West Texas Intermediate crude for delivery in July settled at $49.10 a barrel, down 23 cents, or 0.5%, on the New York Mercantile Exchange after tapping a high of $50.10. For the month, prices finished roughly 6.9% above the $45.92 front-month contract settlement on April 29. They climbed for a fourth-straight month—their longest stretch of monthly gains since 2011.

July Brent crude on London’s ICE Futures exchange shed 7 cents, or 0.1%, to end at $49.69 a barrel on the contract’s expiration day. Prices, based on the front-month contract, rose 3.2% for the month. August Brent which became the front month at the settlement, ended at $49.89, down 47 cents, or 0.9%. For oil, $50 is likely to serve as resistance, said Troy Vincent, an oil analyst at ClipperData.

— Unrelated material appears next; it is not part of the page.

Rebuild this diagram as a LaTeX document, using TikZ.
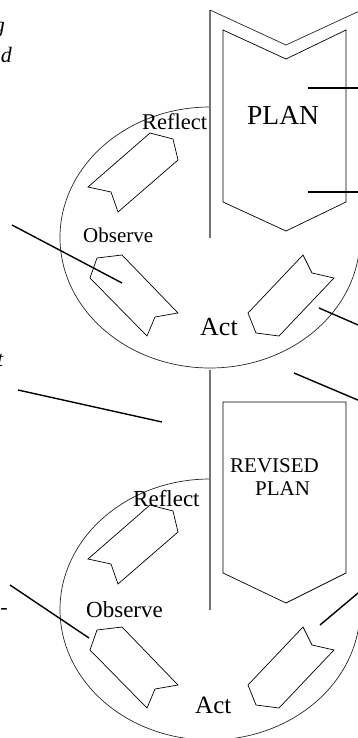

Prices for both WTI and Brent had rallied past that level during an early rally Tuesday. “The market was getting ahead of itself,” and wasn’t reflecting what the positive U.S. personal consumption expenditures data, which could support a Federal Reserve interest-rate hike, he said. The earlier rally also ignored the “bigger picture developments,” such as “growing supply out of OPEC nations, and the physical limitations and sustainability of the recent pace of demand growth out of China.”

Waiting on OPEC
The major event for this week, however, is the OPEC biannual meeting Thursday in Vienna, which is unlikely to yield any formal consensus on curtailing production, analysts said. “With U.S. production steadily declining and oil prices seeing their longest stretch of monthly gains in five years, any incentive to cut production has been significantly weakened,” said Robbie Fraser, commodity analyst at Schneider Electric, in a note Tuesday.

Earlier this week, Iraq’s OPEC envoy Falah al-Amri told The Wall Street Journal there is no specific proposal on production on the meeting agenda. In North America, U.S. crude production and inventories have shown a steady downtrend. The U.S. Energy Department expects the trend to persist at least until 2017. In Nigeria, oil production and exports continue to be hampered by militant groups. The continuing violence has plunged the country’s oil production to the lowest level since 2009. But as wildfires in Canada’s oil-sand hub are coming under control, the country’s largest energy company Suncor Energy said it expects to commence production by the end of the week.